Thursday, 5 February 2009

Toilet Training the Autistic Child

Toilet training any toddler can be an adventuresome and tiring ordeal. There are many methods that have hit the markets lately and these methods can range anywhere between diapers that change color when wet to musical toilets that reward the child with music when they use the potty. This task is more difficult when your child has autism. When communication is a problem, as with most autistic children, letting an adult know you need to use the bathroom can be almost impossible endeavor. Some autistic children reach the double digits in age before they learn to ask for and to use the toilet.

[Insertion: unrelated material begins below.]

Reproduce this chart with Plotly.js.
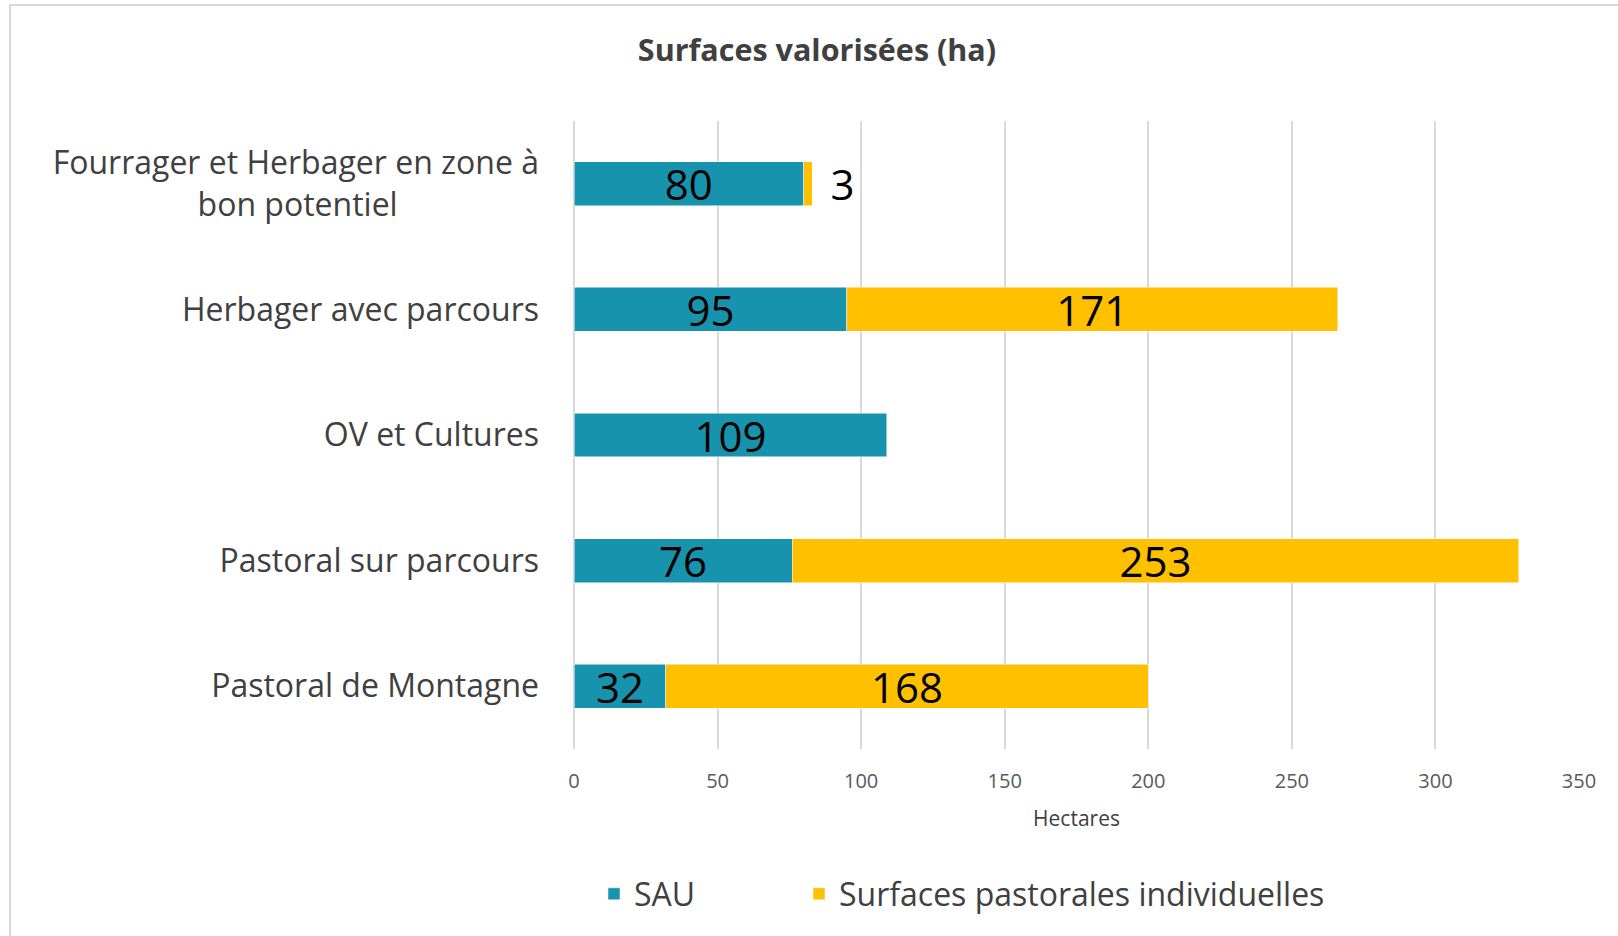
<!DOCTYPE html>
<html>
<head>
<meta charset="utf-8">
<script src="https://cdn.plot.ly/plotly-3.0.1.min.js"></script>
<style>
html,body{margin:0;padding:0;background:#fff;}
#chart{width:1618px;height:936px;}
</style>
</head>
<body>
<div id="chart"></div>
<script>
// Data (top to bottom as displayed)
var categories = [
  "Fourrager et Herbager en zone à<br>bon potentiel",
  "Herbager avec parcours",
  "OV et Cultures",
  "Pastoral sur parcours",
  "Pastoral de Montagne"
];
var sau = [80, 95, 109, 76, 32];
var pastorales = [3, 171, null, 253, 168];
var seriesNames = ["SAU", "Surfaces pastorales individuelles"];
var xTicks = [0, 50, 100, 150, 200, 250, 300, 350];

var teal = "#1893AD";
var gold = "#FFC000";
var labelFont = {family: "Open Sans, Noto Sans, sans-serif", size: 42, color: "#000000"};
var NB = "\u00a0";

// tick text: centre the second line of wrapped labels by padding with non-breaking spaces
var tickText = categories.map(function(c){
  var parts = c.split("<br>");
  if (parts.length < 2) return c;
  return parts[0] + "<br>" + parts[1] + new Array(18).join(NB);
});

var traces = [
  {
    type: "bar", orientation: "h", name: seriesNames[0], legend: "legend",
    y: categories, x: sau,
    marker: {color: teal, line: {color: "#ffffff", width: 0.5}},
    text: sau.map(function(v){return v === null ? "" : String(v);}),
    textposition: "inside", insidetextanchor: "middle", textangle: 0,
    textfont: labelFont, insidetextfont: labelFont,
    constraintext: "none", cliponaxis: false,
    hoverinfo: "x+name"
  },
  {
    type: "bar", orientation: "h", name: seriesNames[1], legend: "legend2",
    y: categories, x: pastorales,
    marker: {color: gold, line: {color: "#ffffff", width: 0.5}},
    text: pastorales.map(function(v){
      if (v === null) return "";
      return v < 10 ? NB + "\u200a" + String(v) : String(v);
    }),
    textposition: pastorales.map(function(v){return (v !== null && v < 10) ? "outside" : "inside";}),
    insidetextanchor: "middle", textangle: 0,
    textfont: labelFont, insidetextfont: labelFont, outsidetextfont: labelFont,
    constraintext: "none", cliponaxis: false,
    hoverinfo: "x+name"
  }
];

var L = 574, R = 39, T = 121, B = 187;
var pw = 1618 - L - R, ph = 936 - T - B;
function px2x(p){ return (p - L) / pw; }
function py2y(p){ return (936 - B - p) / ph; }

var legendFont = {family: "Open Sans, sans-serif", size: 32, color: "#404040"};

var layout = {
  width: 1618, height: 936,
  paper_bgcolor: "#ffffff", plot_bgcolor: "#ffffff",
  margin: {l: L, r: R, t: T, b: B, pad: 0},
  barmode: "stack",
  bargap: 0.65,
  font: {family: "Open Sans, Noto Sans, sans-serif", color: "#404040"},
  title: {
    text: "<b>Surfaces valorisées (ha)</b>",
    font: {family: "Open Sans, sans-serif", size: 30.5, color: "#404040"},
    x: 817 / 1618, xanchor: "center", xref: "container",
    y: 1 - 50 / 936, yanchor: "middle", yref: "container"
  },
  xaxis: {
    range: [0, 350], tickvals: xTicks, ticktext: xTicks.map(String),
    showgrid: true, gridcolor: "#d9d9d9", gridwidth: 2,
    zeroline: true, zerolinecolor: "#d9d9d9", zerolinewidth: 2,
    showline: false, ticks: "",
    tickfont: {family: "Open Sans, sans-serif", size: 20, color: "#595959"},
    ticklabelstandoff: 18,
    title: {text: "Hectares", font: {family: "Open Sans, sans-serif", size: 21, color: "#404040"}, standoff: 18},
    fixedrange: true
  },
  yaxis: {
    type: "category", autorange: "reversed",
    tickvals: categories, ticktext: tickText,
    showgrid: false, zeroline: false, showline: false, ticks: "",
    tickfont: {family: "Open Sans, sans-serif", size: 32, color: "#404040"},
    ticklabelstandoff: 34,
    fixedrange: true
  },
  legend: {
    orientation: "h",
    x: px2x(594), xanchor: "left",
    y: py2y(894), yanchor: "middle",
    font: legendFont, itemwidth: 30,
    bgcolor: "rgba(0,0,0,0)"
  },
  legend2: {
    orientation: "h",
    x: px2x(799), xanchor: "left",
    y: py2y(894), yanchor: "middle",
    font: legendFont, itemwidth: 30,
    bgcolor: "rgba(0,0,0,0)"
  },
  shapes: [
    {type: "rect", xref: "paper", yref: "paper",
     x0: px2x(10), x1: px2x(1640), y0: py2y(960), y1: py2y(5),
     line: {color: "#d9d9d9", width: 2}, fillcolor: "rgba(0,0,0,0)", layer: "below"}
  ],
  showlegend: true
};

Plotly.newPlot("chart", traces, layout, {displayModeBar: false});
</script>
</body>
</html>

Most autistic children do not have the skill and sometimes to desire to mimic or imitate a behavior. Just because the parents are using the toilet and they demonstrate the behavior, the autistic child will refuse or not get the connection between the right or wrong of toilet training. Most autistic children's schedule is full and when you add something new to the schedule it usually upsets them emotionally. The addition of toilet training to their regiment could cause out right rebellion and bad behavior because they do not want to get outside of their normal daily activity.

If you are having trouble toilet training your autistic child, you might want to observe them for a few days before you try again. Watch and see if the child actually notices when they soil themselves. Do they reposition themselves so that they are not uncomfortable after an accident? Some autistic children feel natural in their own wastes while other will react by taking off their clothes. If your child is ignoring their soiling, consult with a doctor to see if your child has a medical condition that would prevent them from recognizing the feeling they are experiencing.

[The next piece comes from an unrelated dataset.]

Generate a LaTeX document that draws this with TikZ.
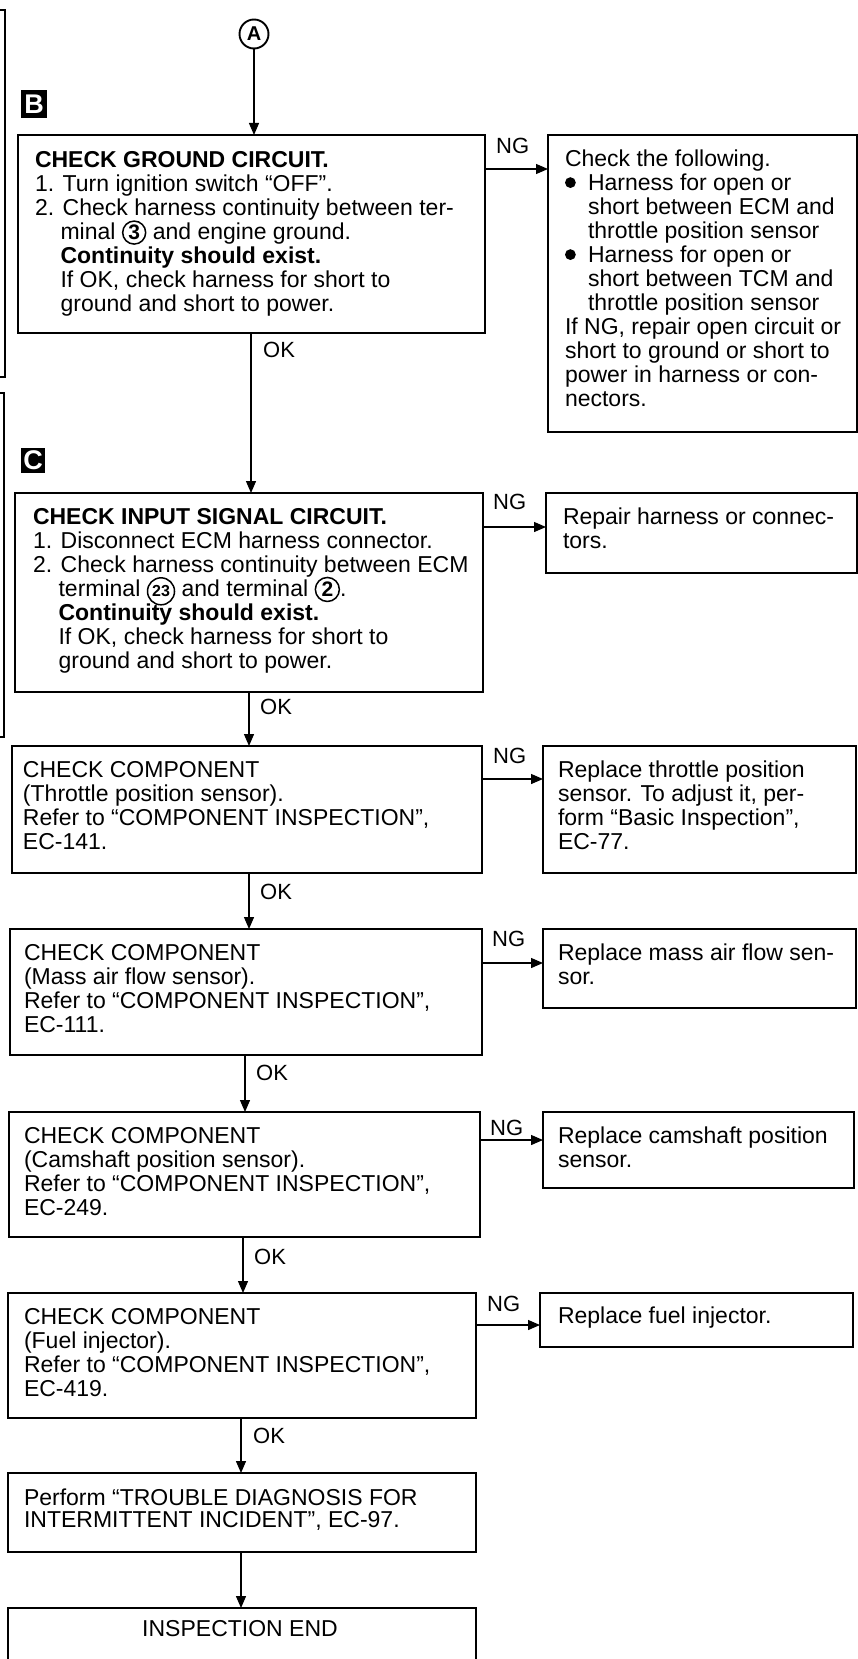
\documentclass[tikz,border=0pt]{standalone}
\usepackage{fontspec}
\setmainfont{Liberation Sans}
\usetikzlibrary{arrows.meta,calc}
\newcommand{\hng}{\hphantom{2.\ }}
\newcommand{\bhng}{\hspace*{23pt}}
\newcommand{\bul}{\makebox[23pt][l]{\tikz[baseline=0pt]\fill (5.4pt,8.2pt) circle (5.4pt);}}
\newcommand{\cnum}[3][\fontsize{21}{21}\selectfont]{\tikz[baseline=(cn.base)]\node[draw,circle,line width=1.5pt,inner sep=0pt,minimum size=#2,font=\bfseries#1] (cn) {#3};}
\newcommand{\txtfont}{\fontsize{23}{24}\selectfont\lineskiplimit=-30pt\relax}
\newcommand{\txtfontb}{\fontsize{23}{22}\selectfont\lineskiplimit=-30pt\relax}
\begin{document}
\begin{tikzpicture}[x=1pt,y=-1pt,
  box/.style={draw,line width=1.6pt,anchor=north west,inner sep=0pt,outer sep=0pt},
  txt/.style={anchor=north west,inner sep=0pt,outer sep=0pt,align=left,font=\txtfont},
  arr/.style={line width=1.3pt,-{Triangle[length=12pt,width=10pt]}},
  lbl/.style={anchor=north west,inner sep=0pt,font=\fontsize{22}{22}\selectfont},
  marker/.style={anchor=north west,fill=black,text=white,inner sep=0pt,font=\fontsize{27}{27}\selectfont\bfseries},
  bracket/.style={line width=1.5pt}]
\useasboundingbox (0,0) rectangle (858,1659);
\fill[white] (0,0) rectangle (858,1659);
\clip (0,0) rectangle (858,1659);

% side brackets
\draw[bracket] (0,10) -- (5,10) -- (5,377) -- (0,377);
\draw[bracket] (0,393) -- (4,393) -- (4,737) -- (0,737);

% connector A
\node[circle,draw,line width=1.9pt,minimum size=29pt,inner sep=0pt,font=\bfseries\fontsize{20}{20}\selectfont] (A) at (254,34) {A};

% markers
\node[marker,minimum width=26pt,minimum height=28pt] (mB) at (21,90) {B};
\node[marker,minimum width=24pt,minimum height=25pt] (mC) at (21,448) {C};

% boxes
\node[box,minimum width=467pt,minimum height=198pt] (b1) at (18,135) {};
\node[box,minimum width=309pt,minimum height=297pt] (r1) at (548,135) {};
\node[box,minimum width=468pt,minimum height=199pt] (b2) at (15,493) {};
\node[box,minimum width=311pt,minimum height=80pt] (r2) at (546,493) {};
\node[box,minimum width=470pt,minimum height=127pt] (b3) at (12,746) {};
\node[box,minimum width=313pt,minimum height=127pt] (r3) at (543,746) {};
\node[box,minimum width=472pt,minimum height=126pt] (b4) at (10,929) {};
\node[box,minimum width=313pt,minimum height=79pt] (r4) at (543,929) {};
\node[box,minimum width=471pt,minimum height=125pt] (b5) at (9,1112) {};
\node[box,minimum width=311pt,minimum height=76pt] (r5) at (543,1112) {};
\node[box,minimum width=468pt,minimum height=125pt] (b6) at (8,1293) {};
\node[box,minimum width=313pt,minimum height=54pt] (r6) at (540,1293) {};
\node[box,minimum width=468pt,minimum height=79pt] (b7) at (8,1473) {};
\node[box,minimum width=468pt,minimum height=80pt] (b8) at (8,1608) {};

% texts
\node[txt] (b1t) at ($(b1.north west)+(17,16)$) {\strut\textbf{CHECK GROUND CIRCUIT.}\\
1. Turn ignition switch “OFF”.\\
2. Check harness continuity between ter-\\
\hng minal \cnum{23pt}{3} and engine ground.\\
\hng\textbf{Continuity should exist.}\\
\hng If OK, check harness for short to\\
\hng ground and short to power.};

\node[txt] (r1t) at ($(r1.north west)+(17,15)$) {\strut Check the following.\\
\bul Harness for open or\\
\bhng short between ECM and\\
\bhng throttle position sensor\\
\bul Harness for open or\\
\bhng short between TCM and\\
\bhng throttle position sensor\\
If NG, repair open circuit or\\
short to ground or short to\\
power in harness or con-\\
nectors.};

\node[txt] (b2t) at ($(b2.north west)+(18,15)$) {\strut\textbf{CHECK INPUT SIGNAL CIRCUIT.}\\
1. Disconnect ECM harness connector.\\
2. Check harness continuity between ECM\\
\hng terminal \cnum[\fontsize{16}{16}\selectfont]{27pt}{23} and terminal \cnum{24pt}{2}.\\
\hng\textbf{Continuity should exist.}\\
\hng If OK, check harness for short to\\
\hng ground and short to power.};

\node[txt] (r2t) at ($(r2.north west)+(17,15)$) {\strut Repair harness or connec-\\tors.};

\node[txt] (b3t) at ($(b3.north west)+(11,15)$) {\strut CHECK COMPONENT\\
(Throttle position sensor).\\
Refer to “COMPONENT INSPECTION”,\\
EC-141.};
\node[txt] (r3t) at ($(r3.north west)+(15,15)$) {\strut Replace throttle position\\
sensor. To adjust it, per-\\
form “Basic Inspection”,\\
EC-77.};

\node[txt] (b4t) at ($(b4.north west)+(14,15)$) {\strut CHECK COMPONENT\\
(Mass air flow sensor).\\
Refer to “COMPONENT INSPECTION”,\\
EC-111.};
\node[txt] (r4t) at ($(r4.north west)+(15,15)$) {\strut Replace mass air flow sen-\\sor.};

\node[txt] (b5t) at ($(b5.north west)+(15,15)$) {\strut CHECK COMPONENT\\
(Camshaft position sensor).\\
Refer to “COMPONENT INSPECTION”,\\
EC-249.};
\node[txt] (r5t) at ($(r5.north west)+(15,15)$) {\strut Replace camshaft position\\sensor.};

\node[txt] (b6t) at ($(b6.north west)+(16,15)$) {\strut CHECK COMPONENT\\
(Fuel injector).\\
Refer to “COMPONENT INSPECTION”,\\
EC-419.};
\node[txt] (r6t) at ($(r6.north west)+(18,14)$) {\strut Replace fuel injector.};

\node[txt,font=\txtfontb] (b7t) at ($(b7.north west)+(16,16)$) {\strut Perform “TROUBLE DIAGNOSIS FOR\\
INTERMITTENT INCIDENT”, EC-97.};

\node[txt,anchor=north] (b8t) at ($(b8.north)+(-2,12)$) {\strut INSPECTION END};

% main column x positions
\coordinate (k1) at (251,0);
\coordinate (k2) at (249,0);
\coordinate (k3) at (249,0);
\coordinate (k4) at (245,0);
\coordinate (k5) at (243,0);
\coordinate (k6) at (241,0);
\coordinate (k7) at (241,0);

% vertical connectors
\draw[arr] (A) -- (A |- b1.north);
\draw[arr] (b1.south -| k1) -- (b2.north -| k1);
\draw[arr] (b2.south -| k2) -- (b3.north -| k2);
\draw[arr] (b3.south -| k3) -- (b4.north -| k3);
\draw[arr] (b4.south -| k4) -- (b5.north -| k4);
\draw[arr] (b5.south -| k5) -- (b6.north -| k5);
\draw[arr] (b6.south -| k6) -- (b7.north -| k6);
\draw[arr] (b7.south -| k7) -- (b8.north -| k7);

% OK labels
\node[lbl] (ok1) at ($(b1.south -| k1)+(12,9)$) {OK};
\node[lbl] (ok2) at ($(b2.south -| k2)+(11,7)$) {OK};
\node[lbl] (ok3) at ($(b3.south -| k3)+(11,11)$) {OK};
\node[lbl] (ok4) at ($(b4.south -| k4)+(11,10)$) {OK};
\node[lbl] (ok5) at ($(b5.south -| k5)+(11,12)$) {OK};
\node[lbl] (ok6) at ($(b6.south -| k6)+(12,10)$) {OK};

% NG connectors
\coordinate (n1) at (0,169);
\coordinate (n2) at (0,527);
\coordinate (n3) at (0,779);
\coordinate (n4) at (0,963);
\coordinate (n5) at (0,1140);
\coordinate (n6) at (0,1325);
\draw[arr] (b1.east |- n1) -- (r1.west |- n1);
\draw[arr] (b2.east |- n2) -- (r2.west |- n2);
\draw[arr] (b3.east |- n3) -- (r3.west |- n3);
\draw[arr] (b4.east |- n4) -- (r4.west |- n4);
\draw[arr] (b5.east |- n5) -- (r5.west |- n5);
\draw[arr] (b6.east |- n6) -- (r6.west |- n6);

% NG labels
\node[lbl] (ng1) at ($(b1.north east)+(11,3)$) {NG};
\node[lbl] (ng2) at ($(b2.north east)+(10,1)$) {NG};
\node[lbl] (ng3) at ($(b3.north east)+(11,2)$) {NG};
\node[lbl] (ng4) at ($(b4.north east)+(10,2)$) {NG};
\node[lbl] (ng5) at ($(b5.north east)+(10,8)$) {NG};
\node[lbl] (ng6) at ($(b6.north east)+(11,3)$) {NG};
\end{tikzpicture}
\end{document}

Now here is your part in toilet training. You need to relax and not stress over it. Time will make it happen and your stress and high emotion will only cause the stress of your child. Even the most conscious parent will overreact when they have to change yet another diaper. If your child sees it's no big deal for you, then they can relax and let the behavior come naturally. You do have to stay diligent to get the job done thought. If your child is not toilet trained by school age, limitations may be set for opportunities for education and further socialization.

One method is to watch what your child does before they soil themselves. Write down a list of what they do and when they do it. If you realize that your child gets up in the morning and drinks a glass of juice and twenty minutes later they soil themselves, then you have something to work with. If the child goes through the same routine, you can put the child on the toilet during the time they normally soil themselves and see what happens. Once you get the morning soiling scheduled, add on an afternoon and evening. Pretty soon the body will work out the system even though the child does not. It is repeated, routine behavior and eventually the child will be bought in.

Does this sound like a lot of hard work? It is. Even parents of non-autistic children stress and labor over potty training their child. Each parent will give you a different bit of advice about what worked for them, but you as a parent of an autistic child know what extra you are in for. Be patient. Try different methods and remember that you have probably never seen a teenage in pampers. It takes time and patience.